Dormí profundamente y la mañana me volvió a sorprender con otro ambiente impropio de la zona. El hotel Vacaciones tenía todas las comodidades de un establecimiento residencial de la rivera francesa. Habitaciones pequeñas y confortables, piscina, cancha de tenis, jardines con palmeras, hamacas y tumbonas, sala de fiestas, servicio esmerado, todo lo que un solitario necesitaba para pasar unos días de absoluto descanso. Allí leí, bebí, mis sempiternas ginebras, escribí, contemplé el ir y venir de los residentes guayaquileños, dedicados a la selección de plantas, de esta familia serrana que aprovecha unos días para llevar a sus hijos a la playa, de ese grupo de turistas americanos bulliciosos y anacrónicos, todo un universo de tipos inscritos en un pequeño hotel perdido en la costa ecuatoriana del Pacífico.
Pasé ratos felices dentro de aquel mundo que me ignoraba.
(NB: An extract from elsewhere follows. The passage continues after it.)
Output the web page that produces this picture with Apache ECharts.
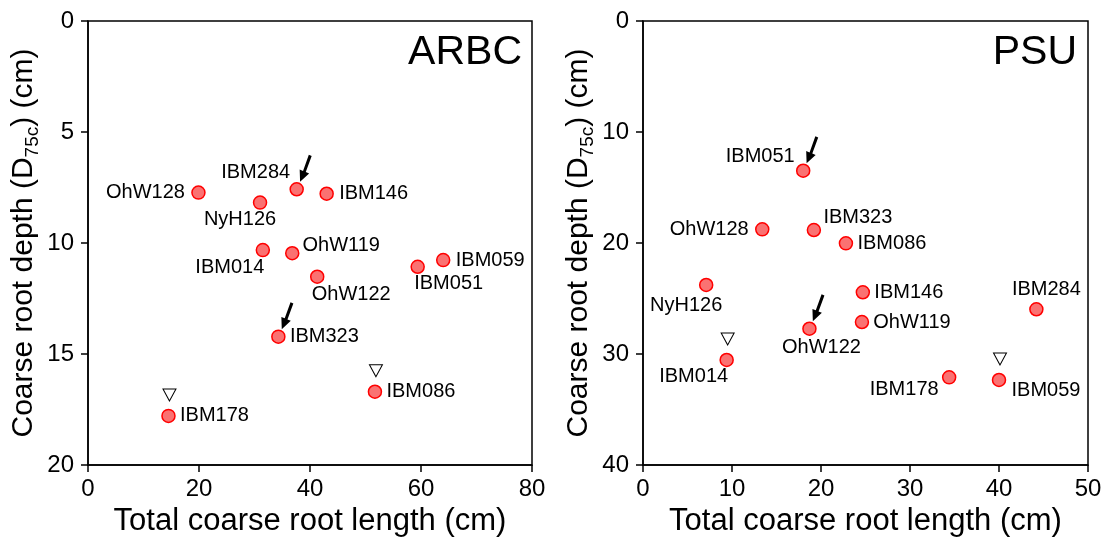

Huía de la civilización, de sus problemas, de mi soledad y encontré justo lo que necesitaba.
Cuando una vez más dejé San Vicente, iba relajado, contento, con esa alegría que da el haber conseguido lo que se desea, el escapar de algo y hallar esa paz interior que nos devuelve la confianza y la esperanza para seguir viviendo y luchando.
Epílogo

Muchas veces idealizamos una idea, una palabra, un hecho y casi siempre, a la hora de realizarlo, se difumina ante la realidad cotidiana. Primero fue el lamentable fracaso por una incompatibilidad de caracteres, y luego la cruda efectividad del sol tropical quienes truncaron dos proyectos en principio tentadores.
Lo que aspiré, soñé y deseé tantas veces fue a la postre únicamente eso, un mal sueño que se marchita con los días. La huida hacia mi soledad fue lo único que se mantuvo, lo real, lo auténtico, aquello carente de fantasía y oropel, pero poseído de un alto peso específico, fue a la larga, lo único con lo que verdaderamente contaba y de lo que por desgracia casi me olvido.